Ubud is said to be the kind of place that will either embrace you or “spit you out”. It draws you in with it’s quiet charm and the warm smile of its inhabitants, or it revolts your senses with its dirty roads, potholes, unfinished buildings and the swarm of tourists looking for a bargain.
My first and until now only visit to Bali was 22 years ago, and the only place that I carried fond memories of was Ubud. An almost forgotten infatuation now rekindled. You can have your Kuta and your Semaniak, for me Bali is Ubud and Ubud has embraced me in return.
By that I don’t mean the Ubud Palace or the Monkey Forrest, nor the endless shops that all seem to be selling the same clothes and artifacts. Ubud is the narrow lane-ways that connect the myriad of bungalows, unassuming houses and random temples. The tiny studios with the resident artists sitting cross-legged on the floor patiently painting, carving or weaving, oblivious to the outside world, the heat and humidity. Ubud is all the little warungs – restaurants – tucked away in the most unlikely corners with more or less identical menus of home cooked delicacies.
Ubud is also full of surprises, from “my” local Mexican restaurant with their quite unique take on Tacos and a house band playing Pink Floyd as if they had studied for years under the tutelage of David Gilmour. It is the Buddha Bar run by young Terrance from Perth with a natural flair for hospitality and making everyone feel special, whilst making sure he has the protection of the local “mafia” man; a portly youngster wearing only black, hair slicked back and a perennial smile on his face, with just the slightest hint of menace, shaking your hand for half a second longer than needed, all in perfect contrast to the colourful beads on his necklace and wristbands.
Terrance is just one of so many stories of the people you meet in what is quite a cosmopolitan melting pot. From artists just wanting to escape the often oppressive and unforgiving arts scene of Sydney, writers who wants to live here cheaply just to concentrate on their writing, retirees who come here to relax and then end up returning again and again, until one day they discover that they are no longer visiting here; Melbourne, Amsterdam or London have gone from being where they live to the places they visit occasionally.

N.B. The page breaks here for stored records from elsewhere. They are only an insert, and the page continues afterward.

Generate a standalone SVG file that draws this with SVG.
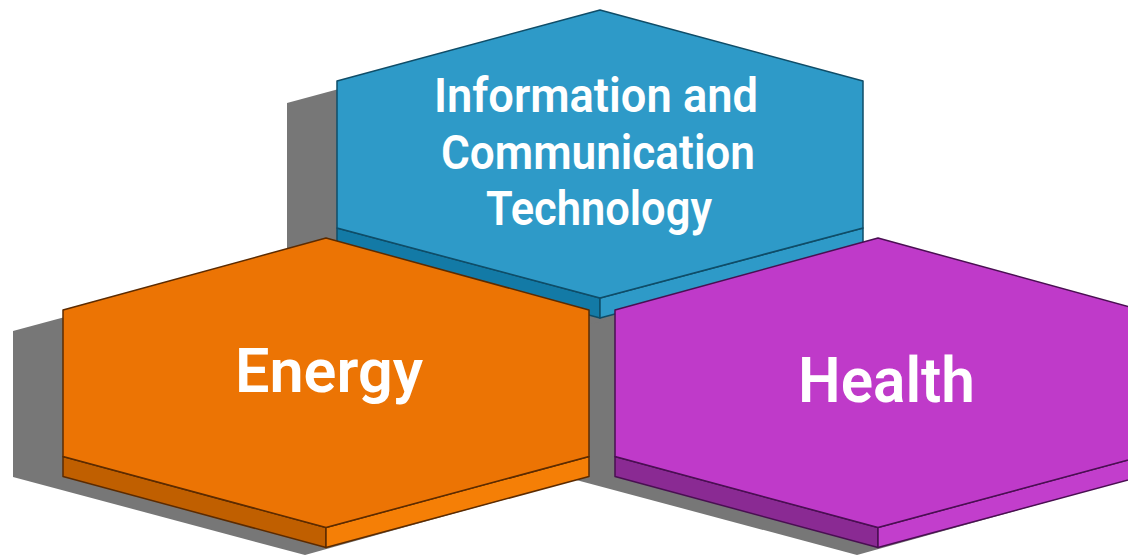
<svg xmlns="http://www.w3.org/2000/svg" width="1128" height="556" viewBox="0 0 1128 556">
  <style>
    .shadow { fill: #777777; }
    .label { fill: #ffffff; font-family: Roboto, "Liberation Sans", sans-serif; font-weight: 600; }
    .ict .top { fill: #2e9ac8; stroke: #0f4d68; stroke-width: 1.5; stroke-linejoin: round; }
    .ict .left { fill: #137aa6; stroke: #0f4d68; stroke-width: 1.5; stroke-linejoin: round; }
    .ict .right { fill: #2e9ac8; stroke: #0f4d68; stroke-width: 1.5; stroke-linejoin: round; }
    .energy .top { fill: #ec7404; stroke: #5c2b00; stroke-width: 1.5; stroke-linejoin: round; }
    .energy .left { fill: #c05f00; stroke: #5c2b00; stroke-width: 1.5; stroke-linejoin: round; }
    .energy .right { fill: #f57f06; stroke: #5c2b00; stroke-width: 1.5; stroke-linejoin: round; }
    .health .top { fill: #bf3ac9; stroke: #4a0f52; stroke-width: 1.5; stroke-linejoin: round; }
    .health .left { fill: #8a2a93; stroke: #4a0f52; stroke-width: 1.5; stroke-linejoin: round; }
    .health .right { fill: #c23ecc; stroke: #4a0f52; stroke-width: 1.5; stroke-linejoin: round; }
  </style>

  <g id="shadows">
    <polygon class="shadow" points="287,103 550,32 841,112 841,262 590,336 287,249"/>
    <polygon class="shadow" points="13,331 276,260 567,340 567,482 305,555 13,477"/>
    <polygon class="shadow" points="565,331 828,260 1119,340 1119,482 857,555 565,477"/>
  </g>

  <g id="connectors"/>

  <g id="node-ict" class="ict">
    <polygon class="left" points="337,228 600,298 600,318 337,248"/>
    <polygon class="right" points="600,298 863,228 863,248 600,318"/>
    <polygon class="top" points="600,10 863,81 863,228 600,298 337,228 337,81"/>
    <text class="label" x="434" y="112" font-size="49" textLength="324" lengthAdjust="spacingAndGlyphs">Information and</text>
    <text class="label" x="441" y="169" font-size="49" textLength="314" lengthAdjust="spacingAndGlyphs">Communication</text>
    <text class="label" x="486" y="225" font-size="49" textLength="226" lengthAdjust="spacingAndGlyphs">Technology</text>
  </g>

  <g id="node-energy" class="energy">
    <polygon class="left" points="63,456.5 326,527.5 326,547.5 63,476.5"/>
    <polygon class="right" points="326,527.5 589,456.5 589,476.5 326,547.5"/>
    <polygon class="top" points="326,238 589,310 589,456.5 326,527.5 63,456.5 63,310"/>
    <text class="label" x="235" y="392" font-size="62" textLength="188" lengthAdjust="spacingAndGlyphs">Energy</text>
  </g>

  <g id="node-health" class="health">
    <polygon class="left" points="615,456.5 878,527.5 878,547.5 615,476.5"/>
    <polygon class="right" points="878,527.5 1141,456.5 1141,476.5 878,547.5"/>
    <polygon class="top" points="878,238 1141,310 1141,456.5 878,527.5 615,456.5 615,310"/>
    <text class="label" x="798" y="402" font-size="63" textLength="177" lengthAdjust="spacingAndGlyphs">Health</text>
  </g>
</svg>
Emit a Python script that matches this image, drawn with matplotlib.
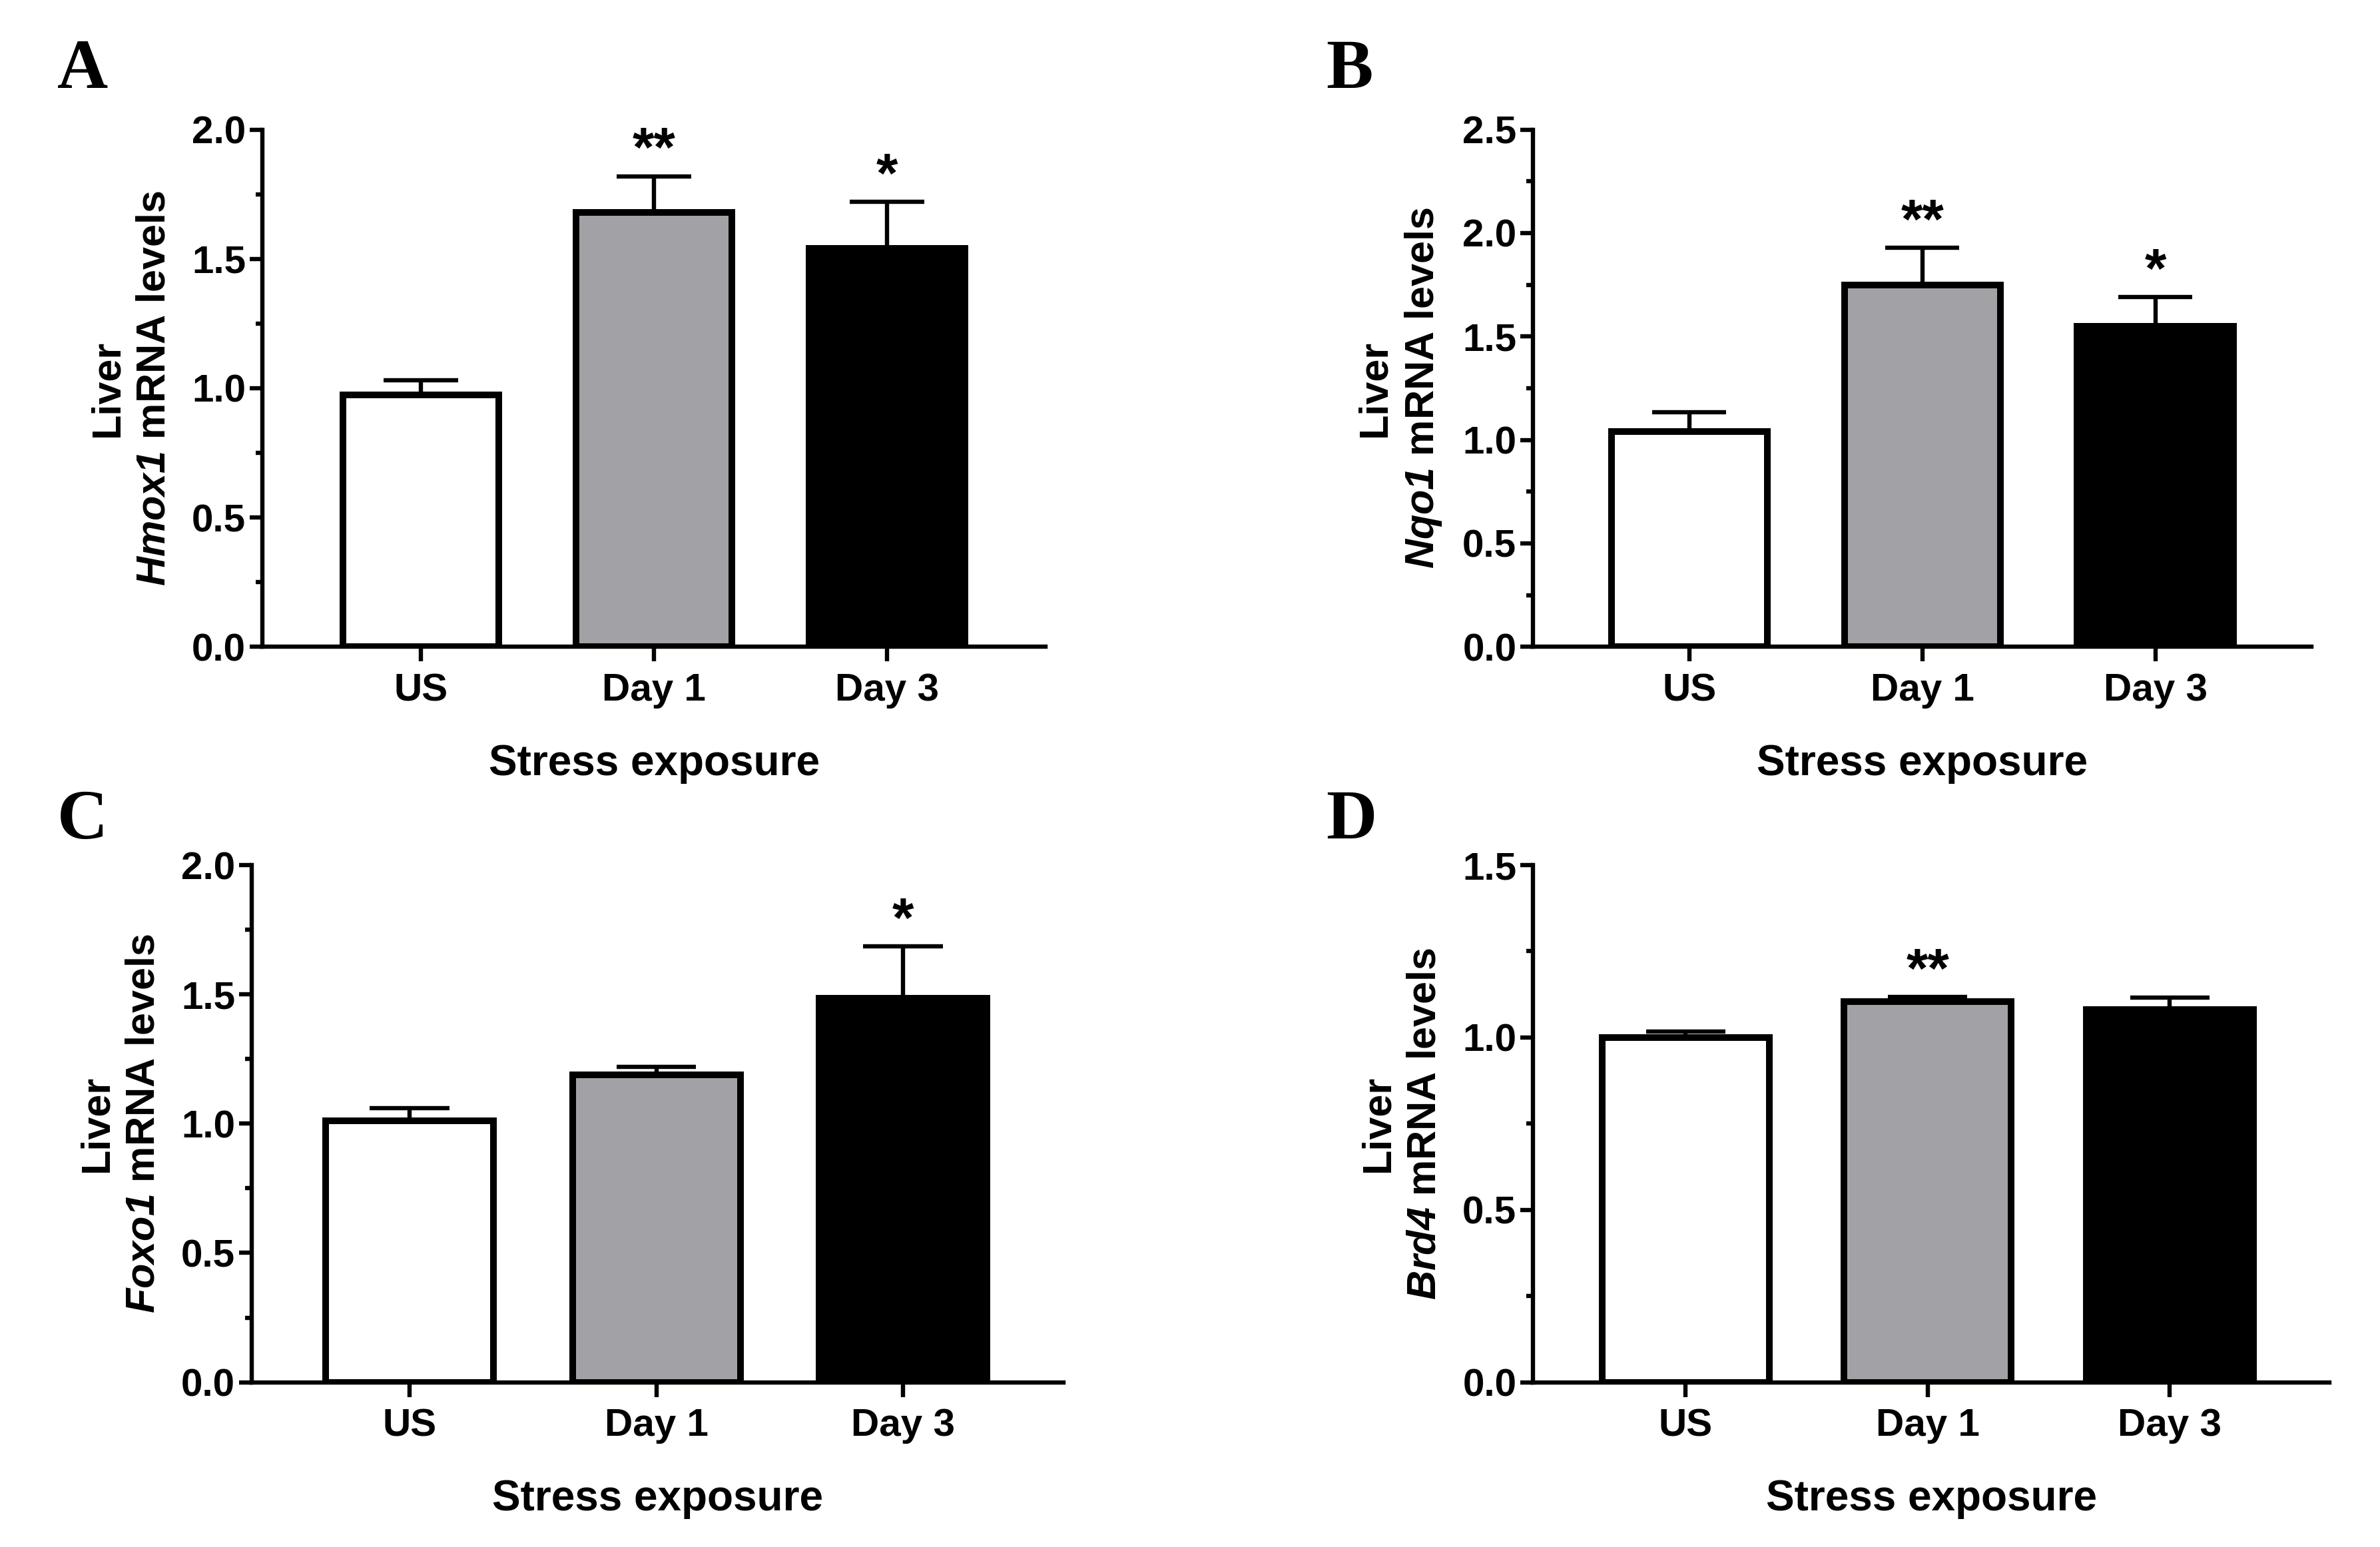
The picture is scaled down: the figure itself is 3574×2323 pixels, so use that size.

I even ran into an elderly lady from Oslo who came here on holidays 17 years ago and just decided to stay.
But Ubud is also a haven for young, energetic entrepreneurs from all over the world, over-crowding the many co-working spaces, dreaming up new ideas for bitcoins, creating the next “Uber” or just taking advantage of cheap accommodation, the warm climate and the sheer creative, yet so relaxed feel of the place. So relaxed that it surely has more yoga studios per capita than anywhere else.
There are also semi-retired investment bankers who has realised that Bali is a lot closer to Singapore than Australia is, a lot cheaper, too, so actually a great hub for deal-making anywhere in the world. And in addition to the warungs some of the worlds best chefs are coming here to recreate their culinary master-pieces with a local flavour.
And amongst all of this opportunity, diversity and ambition are the people of Ubud. With their quiet ways, always smiling, genuinely helpful, honestly labouring, slowly, with plenty of rest, knowing full well that the humidity and heat is not conducive to being in a hurry. And it is contagious. You come to Ubud and you just automatically slow down. Breakfast arrives when it does, not when you ordered it, but that’s OK. Despite my efforts at scheduling my activities I soon realised that every day in Ubud has its own rhythm. The locals organise their life around the many religious ceremonies and preparing for them. Ceremonial dress is worn almost as regularly as the traditional sarong, adding colour and a sense of celebration to their daily life.
One of the many little things I got to appreciate was the daily offerings to the various Hindu Gods, tiny baskets of banana leaves filled with a bit of fruit or left-over vegetables and decorated with flowers, placed on the ground or on specially made tiny bamboo stick “cages”, accompanied by incense sticks. The smell of incense is the aroma of Bali as much as the gentle swoosh of the Sapu broom is its defining sound.
That is if you choose to ignore (as I did) the traffic, the hootin’ and tootin’ of the scoobis (scooters) and little “people mover” style cars. The scooter outnumbers cars by a big margin and the narrow roads are full of them. If you are in a car they’ll overtake you on the left or on the right, they’ll block you at the intersection through sheer force of numbers. Whatever road rules exist here nobody seems to take them too seriously. Drive without a helmet with a sleeping baby over the shoulder and the dog between the legs, shopping bags hanging off the handlebars, one hand on the accelerator, the other on the mobile phone held to the ear, no worries.
So no rules, then. But also no road-rage. No one finger salutes, no ugly stares if someone cuts you off, the Balinese way of going about your own business with a smile applies to the road, too. Which is why it is easy to not get annoyed by any of it. Same with the potholes, the debris on the road, the pavement blocked by parked cars or a bunch of men playing cards in their lunch hour. It is all part of the tapestry that makes Ubud a place of relaxed serenity.
It is all part of the embrace. Thank you, I will be back.